RIIO has recently been touted as a promising approach to regulating US electric utilities in an era of smart grid innovations and increased distributed generation. Advantages of the RIIO approach include the mandatory consideration of multiyear investment strategies. However, many components of RIIO (e.g. MRPs and APMs) are already widely used in America, and Americans have developed their own approaches to addressing certain regulatory challenges. For example, integrated resource planning has been used for years in some states, and planning can be extended to incorporate DG and smart grid innovations. Shared savings incentives have long been used for utility conservation programs and can be extended to distributed generation. There is a long tradition of "pilot" projects to encourage innovation. Alternative approaches to ARM design are more familiar and can lower implementation costs.

==Alternative definition==

PBR is sometimes defined more narrowly as that subset of IR in which mechanisms are calibrated using statistical research to yield superior (or inferior) returns for superior (or inferior) performance. One example of PBR that conforms to this definition is an MRP with an index-based ARM that is calibrated so that utilities earn superior (inferior) returns for productivity growth exceeding (falling short of) the industry norm. Another example is an APM for reliability that uses a benchmark reflecting industry norms.

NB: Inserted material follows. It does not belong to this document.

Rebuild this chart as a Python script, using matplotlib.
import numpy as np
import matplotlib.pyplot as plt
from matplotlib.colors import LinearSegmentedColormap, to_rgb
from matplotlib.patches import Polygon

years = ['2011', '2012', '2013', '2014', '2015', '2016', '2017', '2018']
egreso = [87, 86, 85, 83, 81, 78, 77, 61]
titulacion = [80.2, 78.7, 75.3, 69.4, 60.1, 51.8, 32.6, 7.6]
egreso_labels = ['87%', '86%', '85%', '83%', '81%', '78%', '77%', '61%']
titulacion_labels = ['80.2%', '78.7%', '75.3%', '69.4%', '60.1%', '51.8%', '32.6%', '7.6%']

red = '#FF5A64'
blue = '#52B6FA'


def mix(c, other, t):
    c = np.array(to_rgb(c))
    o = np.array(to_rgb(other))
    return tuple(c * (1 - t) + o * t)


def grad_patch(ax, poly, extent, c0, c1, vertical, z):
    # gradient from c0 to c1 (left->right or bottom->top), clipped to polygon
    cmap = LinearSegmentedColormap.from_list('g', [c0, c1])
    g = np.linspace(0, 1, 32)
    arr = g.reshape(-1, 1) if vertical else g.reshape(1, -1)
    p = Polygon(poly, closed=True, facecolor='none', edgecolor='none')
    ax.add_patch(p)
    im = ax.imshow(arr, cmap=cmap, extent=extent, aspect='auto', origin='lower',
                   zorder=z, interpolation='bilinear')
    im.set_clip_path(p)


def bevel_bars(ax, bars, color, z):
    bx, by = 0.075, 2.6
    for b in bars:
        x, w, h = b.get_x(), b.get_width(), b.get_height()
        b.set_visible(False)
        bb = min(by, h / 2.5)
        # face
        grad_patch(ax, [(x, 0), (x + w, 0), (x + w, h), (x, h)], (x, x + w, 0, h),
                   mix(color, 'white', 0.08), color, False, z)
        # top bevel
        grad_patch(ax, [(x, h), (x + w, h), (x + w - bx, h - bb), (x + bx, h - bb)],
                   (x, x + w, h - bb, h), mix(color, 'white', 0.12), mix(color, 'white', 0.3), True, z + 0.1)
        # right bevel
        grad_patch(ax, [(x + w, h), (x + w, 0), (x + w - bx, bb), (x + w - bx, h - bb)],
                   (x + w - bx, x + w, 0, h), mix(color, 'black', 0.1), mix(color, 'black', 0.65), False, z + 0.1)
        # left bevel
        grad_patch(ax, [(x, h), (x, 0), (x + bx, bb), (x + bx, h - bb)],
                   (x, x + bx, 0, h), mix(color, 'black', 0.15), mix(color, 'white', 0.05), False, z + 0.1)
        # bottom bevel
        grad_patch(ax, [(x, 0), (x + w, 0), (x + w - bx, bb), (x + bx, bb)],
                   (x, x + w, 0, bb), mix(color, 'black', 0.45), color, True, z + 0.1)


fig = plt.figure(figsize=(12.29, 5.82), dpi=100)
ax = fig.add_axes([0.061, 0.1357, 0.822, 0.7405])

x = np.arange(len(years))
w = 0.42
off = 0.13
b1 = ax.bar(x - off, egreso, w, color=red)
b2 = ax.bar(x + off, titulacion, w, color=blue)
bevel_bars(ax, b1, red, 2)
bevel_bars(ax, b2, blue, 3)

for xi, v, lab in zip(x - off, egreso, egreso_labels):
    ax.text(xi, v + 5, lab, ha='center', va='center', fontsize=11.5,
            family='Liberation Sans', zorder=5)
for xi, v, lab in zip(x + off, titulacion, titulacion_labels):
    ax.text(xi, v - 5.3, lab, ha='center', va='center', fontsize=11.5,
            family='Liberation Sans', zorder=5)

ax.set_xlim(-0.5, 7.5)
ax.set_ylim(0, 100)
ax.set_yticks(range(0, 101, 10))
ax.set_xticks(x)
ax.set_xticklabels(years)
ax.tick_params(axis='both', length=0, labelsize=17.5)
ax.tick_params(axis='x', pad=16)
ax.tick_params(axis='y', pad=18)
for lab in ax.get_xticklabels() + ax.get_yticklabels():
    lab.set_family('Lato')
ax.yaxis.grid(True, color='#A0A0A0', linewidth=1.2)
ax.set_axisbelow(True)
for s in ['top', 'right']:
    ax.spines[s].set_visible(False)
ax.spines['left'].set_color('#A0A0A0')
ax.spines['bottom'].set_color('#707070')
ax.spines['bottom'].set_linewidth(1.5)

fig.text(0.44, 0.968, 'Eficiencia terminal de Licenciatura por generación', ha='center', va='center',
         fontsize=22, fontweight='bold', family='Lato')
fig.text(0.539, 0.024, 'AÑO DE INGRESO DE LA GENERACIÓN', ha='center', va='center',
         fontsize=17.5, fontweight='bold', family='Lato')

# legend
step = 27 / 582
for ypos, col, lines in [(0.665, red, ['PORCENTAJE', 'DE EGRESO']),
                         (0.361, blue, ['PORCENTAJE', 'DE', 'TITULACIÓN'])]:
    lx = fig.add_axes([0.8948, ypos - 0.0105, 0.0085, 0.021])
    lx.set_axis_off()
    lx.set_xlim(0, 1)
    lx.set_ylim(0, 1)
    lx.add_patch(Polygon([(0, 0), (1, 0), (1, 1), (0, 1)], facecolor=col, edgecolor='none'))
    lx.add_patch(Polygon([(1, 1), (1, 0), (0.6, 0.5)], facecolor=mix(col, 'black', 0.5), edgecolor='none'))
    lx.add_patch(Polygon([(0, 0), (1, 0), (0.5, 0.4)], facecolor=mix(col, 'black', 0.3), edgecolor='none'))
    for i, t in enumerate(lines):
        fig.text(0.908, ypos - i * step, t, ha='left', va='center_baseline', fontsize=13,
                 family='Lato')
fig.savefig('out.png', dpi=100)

Such approach is called regulatory benchmarking. If properly applied, benchmarking presents new incentives for a regulated firms to behave efficiently. However, regulatory benchmarking is subject to many issues. For instance, regulated companies may be motivated to short-term savings which result in postponement of investments, which may result in the deterioration of quality of service. Also, the quality of data is crucial.